Each Wikipedia article contains a “History” tab that documents every change ever made to the page. Readers can view past versions, compare edits, and trace how information has developed over time. This visible record transforms editing from a closed process into an open dialogue, where errors are corrected and differing opinions are recorded rather than erased. It allows anyone to see how consensus emerges and how facts are refined, reinforcing the platform’s credibility.

Adjacent to this is the “Talk” page, where editors discuss content disputes, source quality, and the application of Wikipedia’s editorial principles. These conversations unfold publicly, illustrating how volunteer editors negotiate consensus through evidence and adherence to neutrality, verifiability, and the ban on original research. This open deliberation ensures that transparency translates into accountability and fairness in how knowledge is presented.

Wikipedia’s commitment to openness extends to real-time oversight.

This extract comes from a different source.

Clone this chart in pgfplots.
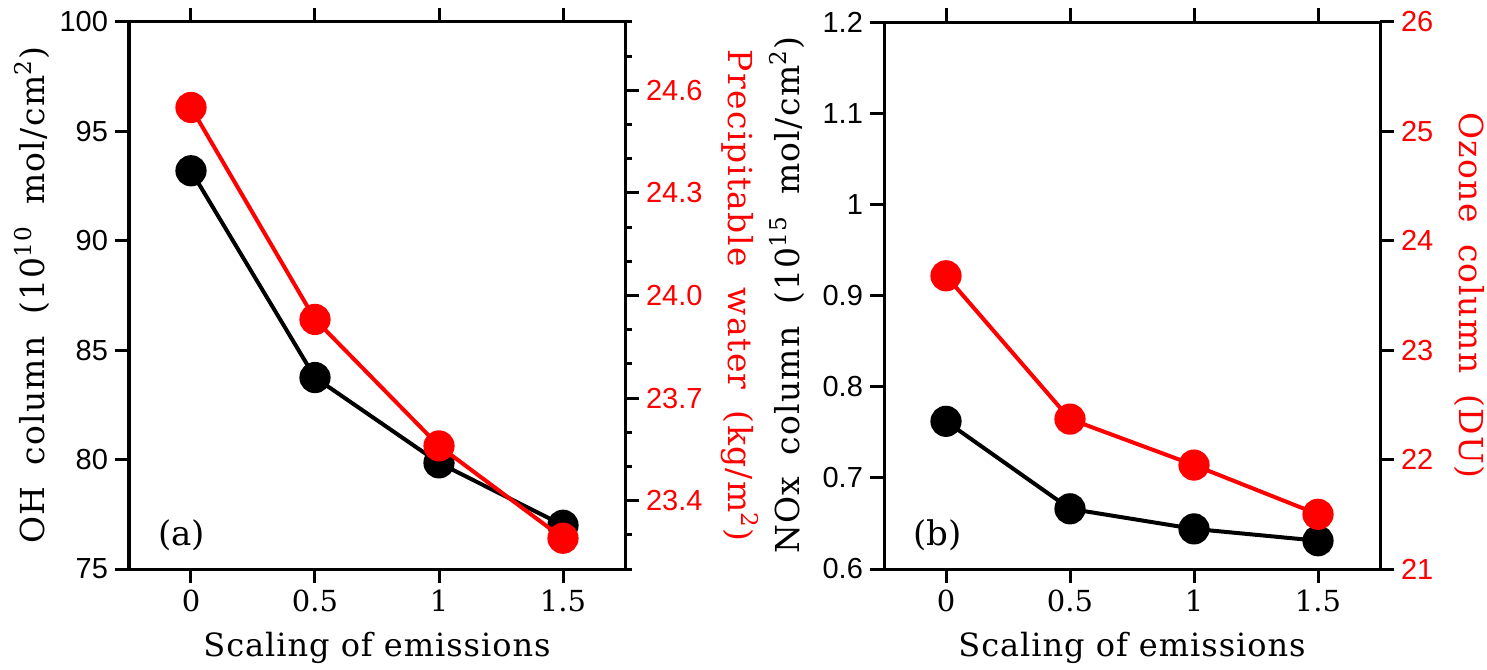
\documentclass[border=0pt]{standalone}
\usepackage{fontspec}
\setmainfont{DejaVu Serif}
\newfontfamily\tickfont{Liberation Sans}
\newfontfamily\xlblfam{DejaVu Serif}[LetterSpace=3]
\newfontfamily\ylblfam{DejaVu Serif}[LetterSpace=4, WordSpace=1.8]
\usepackage{pgfplots}
\pgfplotsset{compat=1.18}
\definecolor{myred}{RGB}{255,0,0}
\newcommand\xlblfont{\xlblfam\fontsize{16}{16}\selectfont}
\newcommand\ylblfont{\ylblfam\fontsize{16.5}{16.5}\selectfont}
\pgfplotsset{
  base/.style={
    scale only axis, width=248pt, height=273.5pt,
    xmin=-0.25, xmax=1.75,
    tick align=outside,
    major tick length=7pt, minor tick length=3.5pt,
    every tick/.style={black, line width=1.5pt},
    axis line style={line width=1.5pt},
    /pgf/number format/assume math mode=true,
    yticklabel style={font=\tickfont\fontsize{14.5}{14.5}\selectfont},
    xticklabel style={font=\rmfamily\fontsize{14.5}{14.5}\selectfont},
    xtick={0,0.5,1,1.5}, xticklabels={0,0.5,1,1.5},
  },
  leftax/.style={base, ytick pos=left, xtick pos=both,
    every axis y label/.style={at={(axis description cs:-0.196,0.5)}, anchor=center, rotate=90, font=\ylblfont},
    every axis x label/.style={at={(axis description cs:0.5,-0.144)}, anchor=center, font=\xlblfont},
  },
  rightax/.style={base, hide x axis, ytick pos=right, yticklabel pos=right,
    yticklabel style={text=myred},
    every axis y label/.style={at={(axis description cs:#1,0.5)}, anchor=center, rotate=-90, text=myred, font=\ylblfont},
  },
  blk/.style={black, line width=2pt, mark=*, mark size=6.8pt, mark options={solid, fill=black}},
  rd/.style={myred, line width=2pt, mark=*, mark size=6.8pt, mark options={solid, fill=myred}},
}
\begin{document}
\begin{tikzpicture}
\useasboundingbox (-64.5pt,-50pt) rectangle (679pt,284.5pt);
% Panel (a)
\begin{axis}[leftax, ymin=75, ymax=100, ytick={75,80,85,90,95,100},
  ylabel={OH column (10\textsuperscript{10} mol/cm\textsuperscript{2})},
  xlabel={Scaling of emissions}]
\addplot[blk] coordinates {(0,93.2) (0.5,83.75) (1,79.85) (1.5,77.0)};
\node[anchor=south west, font=\rmfamily\fontsize{17}{17}\selectfont] at (axis description cs:0.045,0.02) {(a)};
\end{axis}
\begin{axis}[rightax=1.232, ymin=23.2, ymax=24.8,
  ytick={23.4,23.7,24.0,24.3,24.6},
  minor ytick={23.2,23.3,23.5,23.6,23.8,23.9,24.1,24.2,24.4,24.5,24.7,24.8},
  yticklabel style={/pgf/number format/.cd, fixed, fixed zerofill, precision=1},
  ylabel={Precipitable water (kg/m\textsuperscript{2})}]
\addplot[rd] coordinates {(0,24.55) (0.5,23.93) (1,23.56) (1.5,23.29)};
\end{axis}
% Panel (b)
\begin{axis}[leftax, at={(377.5pt,0pt)}, ymin=0.6, ymax=1.2,
  ytick={0.6,0.7,0.8,0.9,1,1.1,1.2}, yticklabels={0.6,0.7,0.8,0.9,1,1.1,1.2},
  ylabel={NOx column (10\textsuperscript{15} mol/cm\textsuperscript{2})},
  xlabel={Scaling of emissions}]
\addplot[blk] coordinates {(0,0.762) (0.5,0.666) (1,0.644) (1.5,0.631)};
\node[anchor=south west, font=\rmfamily\fontsize{17}{17}\selectfont] at (axis description cs:0.045,0.02) {(b)};
\end{axis}
\begin{axis}[rightax=1.18, at={(377.5pt,0pt)}, ymin=21, ymax=26,
  ytick={21,22,23,24,25,26},
  ylabel={Ozone column (DU)}]
\addplot[rd] coordinates {(0,23.68) (0.5,22.37) (1,21.95) (1.5,21.5)};
\end{axis}
\end{tikzpicture}
\end{document}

Thousands of volunteers continuously monitor the site’s live edit feed, using both human judgment and automated tools to detect vandalism, misinformation, or factual errors. This vigilant, public system makes it difficult for falsehoods to persist undetected.

When disputes escalate, Wikipedia’s conflict resolution process is also conducted in the open. Editors can appeal to wider community forums or arbitration committees, whose decisions and justifications are published for all to see. These public records maintain institutional transparency and preserve the community’s collective memory.

Beyond its articles, the Wikimedia Foundation reinforces this transparency by publishing biannual reports that detail all external requests to alter content or access user information. These reports demonstrate how Wikimedia protects freedom of information and user rights while remaining accountable to global audiences.

In an era dominated by opaque algorithms and invisible edits, Wikipedia’s model shows that transparency and openness can build lasting trust. It may not guarantee perfection, but by exposing every step of how information is created and refined, Wikipedia allows users to see truth in progress—one edit at a time.